━━ RECORD EXCERPTS ━━

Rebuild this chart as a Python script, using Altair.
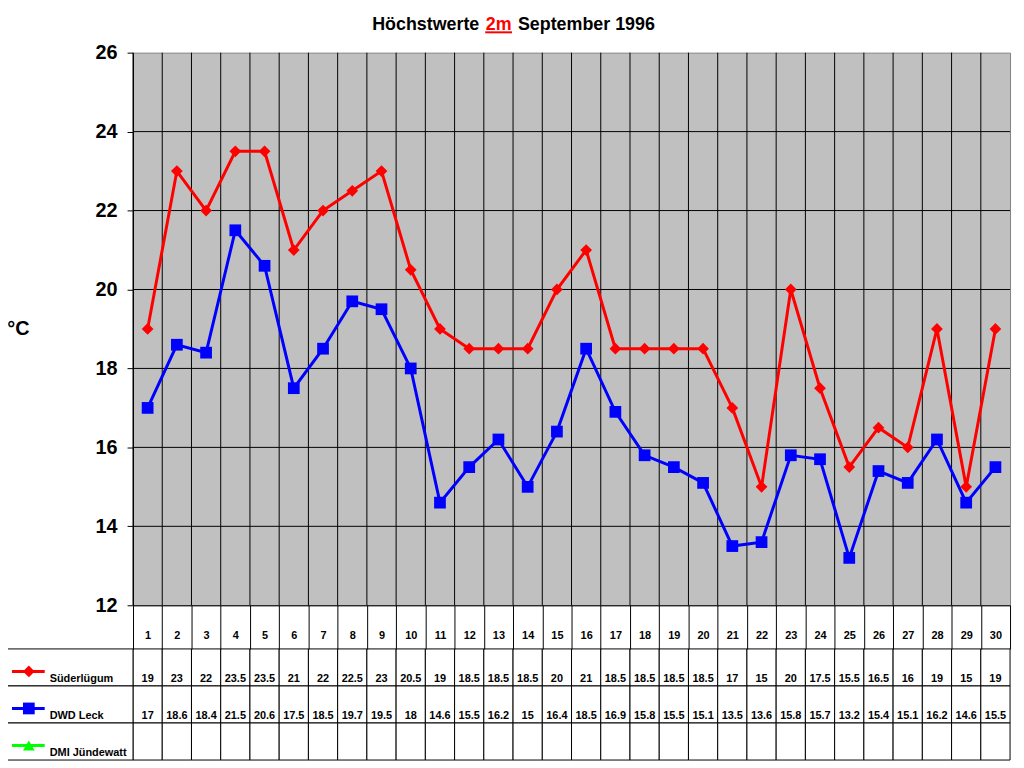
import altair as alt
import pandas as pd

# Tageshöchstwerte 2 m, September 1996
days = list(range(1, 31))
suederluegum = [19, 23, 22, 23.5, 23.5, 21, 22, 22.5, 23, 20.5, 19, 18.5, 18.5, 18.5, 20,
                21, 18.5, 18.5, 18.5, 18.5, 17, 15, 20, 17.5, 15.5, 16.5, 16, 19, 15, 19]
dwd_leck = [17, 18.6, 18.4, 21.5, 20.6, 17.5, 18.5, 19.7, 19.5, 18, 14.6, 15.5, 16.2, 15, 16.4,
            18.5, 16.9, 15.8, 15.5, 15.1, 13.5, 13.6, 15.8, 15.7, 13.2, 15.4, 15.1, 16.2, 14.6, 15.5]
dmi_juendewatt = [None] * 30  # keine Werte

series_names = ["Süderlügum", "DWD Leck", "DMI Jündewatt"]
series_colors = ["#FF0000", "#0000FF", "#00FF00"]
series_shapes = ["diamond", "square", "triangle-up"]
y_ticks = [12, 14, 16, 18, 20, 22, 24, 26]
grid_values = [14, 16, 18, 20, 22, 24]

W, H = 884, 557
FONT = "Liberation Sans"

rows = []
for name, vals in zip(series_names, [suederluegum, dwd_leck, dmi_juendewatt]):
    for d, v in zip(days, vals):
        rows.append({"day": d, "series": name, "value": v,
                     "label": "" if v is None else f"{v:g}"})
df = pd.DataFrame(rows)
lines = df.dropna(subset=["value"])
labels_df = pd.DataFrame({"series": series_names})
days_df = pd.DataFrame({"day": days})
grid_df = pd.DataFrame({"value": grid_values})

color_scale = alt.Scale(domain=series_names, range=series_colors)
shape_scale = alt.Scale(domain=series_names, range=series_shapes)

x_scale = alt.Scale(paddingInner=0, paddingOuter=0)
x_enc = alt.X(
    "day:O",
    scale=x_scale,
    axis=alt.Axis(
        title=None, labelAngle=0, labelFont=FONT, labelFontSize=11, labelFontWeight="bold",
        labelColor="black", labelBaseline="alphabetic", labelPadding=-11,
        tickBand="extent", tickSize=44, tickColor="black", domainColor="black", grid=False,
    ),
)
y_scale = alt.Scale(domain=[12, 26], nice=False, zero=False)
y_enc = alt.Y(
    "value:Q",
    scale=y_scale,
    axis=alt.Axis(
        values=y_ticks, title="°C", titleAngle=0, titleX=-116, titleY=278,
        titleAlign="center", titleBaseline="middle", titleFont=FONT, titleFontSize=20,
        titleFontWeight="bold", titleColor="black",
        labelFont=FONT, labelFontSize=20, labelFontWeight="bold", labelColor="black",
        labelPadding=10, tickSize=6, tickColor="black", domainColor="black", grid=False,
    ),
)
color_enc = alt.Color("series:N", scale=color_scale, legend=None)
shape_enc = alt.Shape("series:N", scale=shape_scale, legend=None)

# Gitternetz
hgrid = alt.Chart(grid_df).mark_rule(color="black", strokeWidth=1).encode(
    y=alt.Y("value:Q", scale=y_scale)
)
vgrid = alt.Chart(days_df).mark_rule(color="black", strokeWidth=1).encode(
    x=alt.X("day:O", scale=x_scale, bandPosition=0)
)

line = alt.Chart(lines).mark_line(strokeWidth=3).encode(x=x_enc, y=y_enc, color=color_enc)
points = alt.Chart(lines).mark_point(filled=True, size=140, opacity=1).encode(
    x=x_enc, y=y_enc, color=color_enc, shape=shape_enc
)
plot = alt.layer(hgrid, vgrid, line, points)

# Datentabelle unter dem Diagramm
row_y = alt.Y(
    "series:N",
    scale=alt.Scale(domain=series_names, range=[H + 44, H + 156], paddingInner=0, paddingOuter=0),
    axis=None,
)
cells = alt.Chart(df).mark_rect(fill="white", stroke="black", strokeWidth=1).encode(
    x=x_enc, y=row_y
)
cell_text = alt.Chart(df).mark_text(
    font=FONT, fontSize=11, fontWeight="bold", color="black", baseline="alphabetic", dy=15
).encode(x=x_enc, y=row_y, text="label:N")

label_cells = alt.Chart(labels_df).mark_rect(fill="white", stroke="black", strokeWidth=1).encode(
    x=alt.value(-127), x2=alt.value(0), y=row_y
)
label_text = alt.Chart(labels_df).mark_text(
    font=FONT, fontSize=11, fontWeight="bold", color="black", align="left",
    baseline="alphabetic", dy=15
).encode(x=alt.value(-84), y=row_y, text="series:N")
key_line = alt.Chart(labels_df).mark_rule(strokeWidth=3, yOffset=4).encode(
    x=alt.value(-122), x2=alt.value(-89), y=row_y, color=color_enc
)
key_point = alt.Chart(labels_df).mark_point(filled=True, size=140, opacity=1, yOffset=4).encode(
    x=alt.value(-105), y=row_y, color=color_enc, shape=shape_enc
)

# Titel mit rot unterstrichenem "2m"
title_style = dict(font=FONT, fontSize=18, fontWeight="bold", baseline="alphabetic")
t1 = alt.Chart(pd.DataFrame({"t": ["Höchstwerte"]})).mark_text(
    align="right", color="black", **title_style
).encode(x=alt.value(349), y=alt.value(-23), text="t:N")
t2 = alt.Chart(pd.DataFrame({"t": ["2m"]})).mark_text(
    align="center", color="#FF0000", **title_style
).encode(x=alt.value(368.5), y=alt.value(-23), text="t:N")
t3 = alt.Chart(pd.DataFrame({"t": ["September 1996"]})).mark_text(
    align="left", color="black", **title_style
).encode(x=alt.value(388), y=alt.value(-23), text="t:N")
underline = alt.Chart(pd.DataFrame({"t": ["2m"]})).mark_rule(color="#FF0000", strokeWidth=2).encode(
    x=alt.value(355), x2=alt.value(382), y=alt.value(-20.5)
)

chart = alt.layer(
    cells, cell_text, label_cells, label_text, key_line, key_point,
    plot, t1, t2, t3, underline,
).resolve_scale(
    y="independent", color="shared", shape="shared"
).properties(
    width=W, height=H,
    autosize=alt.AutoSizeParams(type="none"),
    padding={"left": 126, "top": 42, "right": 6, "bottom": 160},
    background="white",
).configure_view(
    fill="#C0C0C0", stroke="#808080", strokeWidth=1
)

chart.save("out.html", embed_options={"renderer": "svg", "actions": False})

━━━
━━ RECORD EXCERPTS ━━

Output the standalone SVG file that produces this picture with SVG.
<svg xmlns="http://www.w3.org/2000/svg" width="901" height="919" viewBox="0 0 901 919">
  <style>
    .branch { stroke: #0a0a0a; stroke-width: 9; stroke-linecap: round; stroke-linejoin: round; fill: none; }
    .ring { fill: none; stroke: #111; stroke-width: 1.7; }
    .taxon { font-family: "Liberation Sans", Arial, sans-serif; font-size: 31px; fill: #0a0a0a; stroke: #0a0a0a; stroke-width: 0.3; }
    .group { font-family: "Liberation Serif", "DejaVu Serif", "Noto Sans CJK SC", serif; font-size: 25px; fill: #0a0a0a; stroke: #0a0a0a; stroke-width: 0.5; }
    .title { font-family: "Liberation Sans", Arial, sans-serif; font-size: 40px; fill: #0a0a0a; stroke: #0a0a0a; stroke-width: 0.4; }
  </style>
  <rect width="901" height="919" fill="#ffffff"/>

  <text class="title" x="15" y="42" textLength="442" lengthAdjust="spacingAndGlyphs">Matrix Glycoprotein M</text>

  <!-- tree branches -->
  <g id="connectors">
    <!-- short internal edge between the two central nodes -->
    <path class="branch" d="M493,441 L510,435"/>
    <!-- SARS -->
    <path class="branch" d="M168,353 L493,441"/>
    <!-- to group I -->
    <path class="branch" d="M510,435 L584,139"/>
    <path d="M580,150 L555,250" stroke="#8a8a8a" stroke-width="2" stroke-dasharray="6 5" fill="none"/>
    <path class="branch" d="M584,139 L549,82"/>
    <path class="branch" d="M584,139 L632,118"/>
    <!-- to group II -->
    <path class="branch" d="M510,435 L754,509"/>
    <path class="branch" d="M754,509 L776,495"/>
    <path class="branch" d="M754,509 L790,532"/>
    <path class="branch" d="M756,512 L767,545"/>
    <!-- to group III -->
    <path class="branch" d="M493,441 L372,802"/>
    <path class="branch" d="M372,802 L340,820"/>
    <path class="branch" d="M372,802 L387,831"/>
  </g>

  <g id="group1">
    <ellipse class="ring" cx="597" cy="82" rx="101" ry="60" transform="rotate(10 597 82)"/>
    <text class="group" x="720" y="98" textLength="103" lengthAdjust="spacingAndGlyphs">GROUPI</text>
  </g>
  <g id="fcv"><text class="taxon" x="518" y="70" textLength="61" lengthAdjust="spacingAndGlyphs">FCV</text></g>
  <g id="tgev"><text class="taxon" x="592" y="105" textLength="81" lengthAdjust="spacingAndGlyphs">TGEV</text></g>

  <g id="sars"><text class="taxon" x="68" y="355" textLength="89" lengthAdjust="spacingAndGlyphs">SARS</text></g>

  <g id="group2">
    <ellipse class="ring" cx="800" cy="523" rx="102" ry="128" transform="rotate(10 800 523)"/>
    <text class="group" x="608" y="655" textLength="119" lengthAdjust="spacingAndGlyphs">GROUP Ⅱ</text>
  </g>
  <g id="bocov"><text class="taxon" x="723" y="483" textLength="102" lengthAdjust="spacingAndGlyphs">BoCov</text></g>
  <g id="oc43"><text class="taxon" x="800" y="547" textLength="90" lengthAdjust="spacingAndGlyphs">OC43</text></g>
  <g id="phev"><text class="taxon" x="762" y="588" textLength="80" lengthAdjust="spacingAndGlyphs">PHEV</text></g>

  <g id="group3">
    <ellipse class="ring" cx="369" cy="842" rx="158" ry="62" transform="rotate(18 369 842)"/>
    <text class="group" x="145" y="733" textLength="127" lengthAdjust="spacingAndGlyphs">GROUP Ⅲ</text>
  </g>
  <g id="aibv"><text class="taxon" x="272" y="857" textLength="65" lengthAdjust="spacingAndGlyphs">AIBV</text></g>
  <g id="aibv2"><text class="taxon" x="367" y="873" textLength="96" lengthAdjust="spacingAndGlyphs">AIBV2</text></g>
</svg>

━━━

▶ WHAT IS ASKED: Your job is to reproduce the lines from the one with "Rebuild this chart" through the one with "import pandas as pd", both kept, exactly as they are. Leave out the pictures.

▶ TASK RESULT:
Rebuild this chart as a Python script, using Altair.
import altair as alt
import pandas as pd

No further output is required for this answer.